▸ Aim
Starting at the first line of the listing below, repeat each line exactly until the line containing "(s4) at (1093,42)", which you include. Leave out pictures.
* begin Given material *
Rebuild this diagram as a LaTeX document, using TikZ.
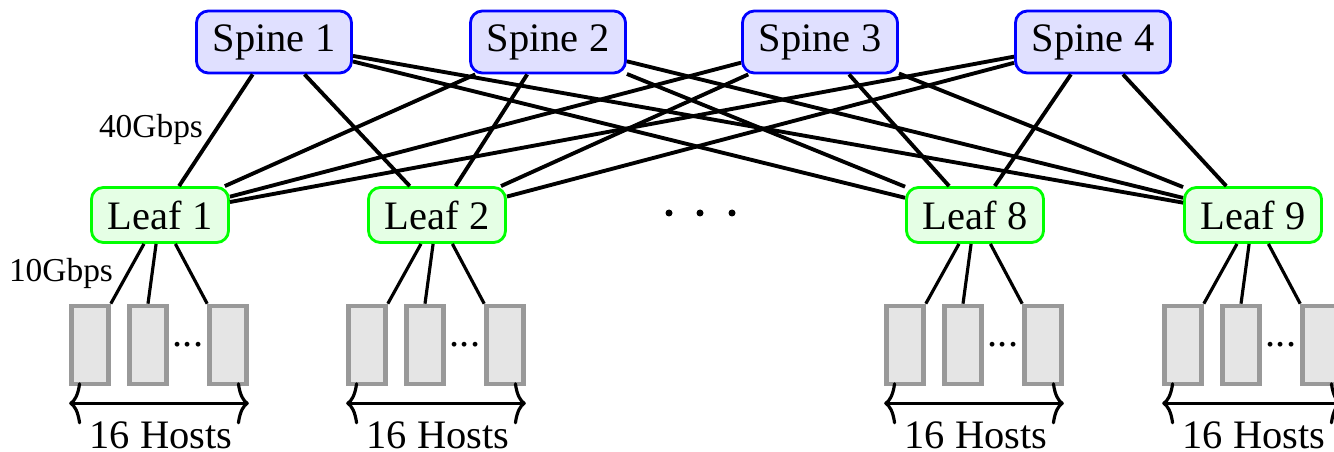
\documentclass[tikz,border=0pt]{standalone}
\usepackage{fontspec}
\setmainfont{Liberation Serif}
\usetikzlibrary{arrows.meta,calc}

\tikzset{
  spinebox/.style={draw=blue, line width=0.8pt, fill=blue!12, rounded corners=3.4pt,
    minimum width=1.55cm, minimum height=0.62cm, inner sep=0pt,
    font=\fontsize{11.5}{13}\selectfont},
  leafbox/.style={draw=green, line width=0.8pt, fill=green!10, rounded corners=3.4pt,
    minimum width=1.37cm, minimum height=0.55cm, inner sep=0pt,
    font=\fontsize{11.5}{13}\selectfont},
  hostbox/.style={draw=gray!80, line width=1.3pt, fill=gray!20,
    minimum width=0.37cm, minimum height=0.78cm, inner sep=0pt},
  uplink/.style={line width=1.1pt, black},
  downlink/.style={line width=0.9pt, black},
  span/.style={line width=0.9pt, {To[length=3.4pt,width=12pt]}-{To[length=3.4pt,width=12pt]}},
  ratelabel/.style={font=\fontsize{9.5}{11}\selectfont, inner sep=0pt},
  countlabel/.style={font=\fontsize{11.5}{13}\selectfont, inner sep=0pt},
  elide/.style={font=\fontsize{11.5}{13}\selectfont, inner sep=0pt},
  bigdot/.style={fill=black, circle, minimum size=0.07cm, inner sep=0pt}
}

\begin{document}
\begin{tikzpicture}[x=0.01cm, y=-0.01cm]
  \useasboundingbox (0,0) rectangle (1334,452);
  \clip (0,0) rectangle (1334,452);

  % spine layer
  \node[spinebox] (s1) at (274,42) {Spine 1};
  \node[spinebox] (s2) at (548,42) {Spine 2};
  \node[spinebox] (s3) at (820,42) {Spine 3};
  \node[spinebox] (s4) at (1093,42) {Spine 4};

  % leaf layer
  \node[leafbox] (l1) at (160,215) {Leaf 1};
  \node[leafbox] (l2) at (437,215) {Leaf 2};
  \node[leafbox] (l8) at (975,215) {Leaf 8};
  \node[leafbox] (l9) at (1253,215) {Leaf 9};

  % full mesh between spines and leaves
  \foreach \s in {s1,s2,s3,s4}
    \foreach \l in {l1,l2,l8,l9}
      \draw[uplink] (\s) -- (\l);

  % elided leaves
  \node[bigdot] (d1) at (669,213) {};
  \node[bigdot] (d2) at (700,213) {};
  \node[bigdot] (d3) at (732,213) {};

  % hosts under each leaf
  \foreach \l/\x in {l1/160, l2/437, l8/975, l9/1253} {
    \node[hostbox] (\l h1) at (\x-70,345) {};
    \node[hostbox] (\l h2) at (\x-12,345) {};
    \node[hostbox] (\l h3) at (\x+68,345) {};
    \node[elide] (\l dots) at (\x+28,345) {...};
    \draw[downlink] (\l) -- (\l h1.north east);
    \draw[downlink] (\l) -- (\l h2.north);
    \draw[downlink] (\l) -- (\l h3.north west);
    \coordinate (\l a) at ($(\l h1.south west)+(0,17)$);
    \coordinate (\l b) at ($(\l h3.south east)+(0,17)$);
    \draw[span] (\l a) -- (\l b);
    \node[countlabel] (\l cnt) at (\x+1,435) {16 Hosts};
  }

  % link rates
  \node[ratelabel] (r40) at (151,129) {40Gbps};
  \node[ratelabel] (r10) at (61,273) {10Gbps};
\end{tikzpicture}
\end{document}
* end Given material *
▸ Exercise solution
Rebuild this diagram as a LaTeX document, using TikZ.
\documentclass[tikz,border=0pt]{standalone}
\usepackage{fontspec}
\setmainfont{Liberation Serif}
\usetikzlibrary{arrows.meta,calc}

\tikzset{
  spinebox/.style={draw=blue, line width=0.8pt, fill=blue!12, rounded corners=3.4pt,
    minimum width=1.55cm, minimum height=0.62cm, inner sep=0pt,
    font=\fontsize{11.5}{13}\selectfont},
  leafbox/.style={draw=green, line width=0.8pt, fill=green!10, rounded corners=3.4pt,
    minimum width=1.37cm, minimum height=0.55cm, inner sep=0pt,
    font=\fontsize{11.5}{13}\selectfont},
  hostbox/.style={draw=gray!80, line width=1.3pt, fill=gray!20,
    minimum width=0.37cm, minimum height=0.78cm, inner sep=0pt},
  uplink/.style={line width=1.1pt, black},
  downlink/.style={line width=0.9pt, black},
  span/.style={line width=0.9pt, {To[length=3.4pt,width=12pt]}-{To[length=3.4pt,width=12pt]}},
  ratelabel/.style={font=\fontsize{9.5}{11}\selectfont, inner sep=0pt},
  countlabel/.style={font=\fontsize{11.5}{13}\selectfont, inner sep=0pt},
  elide/.style={font=\fontsize{11.5}{13}\selectfont, inner sep=0pt},
  bigdot/.style={fill=black, circle, minimum size=0.07cm, inner sep=0pt}
}

\begin{document}
\begin{tikzpicture}[x=0.01cm, y=-0.01cm]
  \useasboundingbox (0,0) rectangle (1334,452);
  \clip (0,0) rectangle (1334,452);

  % spine layer
  \node[spinebox] (s1) at (274,42) {Spine 1};
  \node[spinebox] (s2) at (548,42) {Spine 2};
  \node[spinebox] (s3) at (820,42) {Spine 3};
  \node[spinebox] (s4) at (1093,42) {Spine 4};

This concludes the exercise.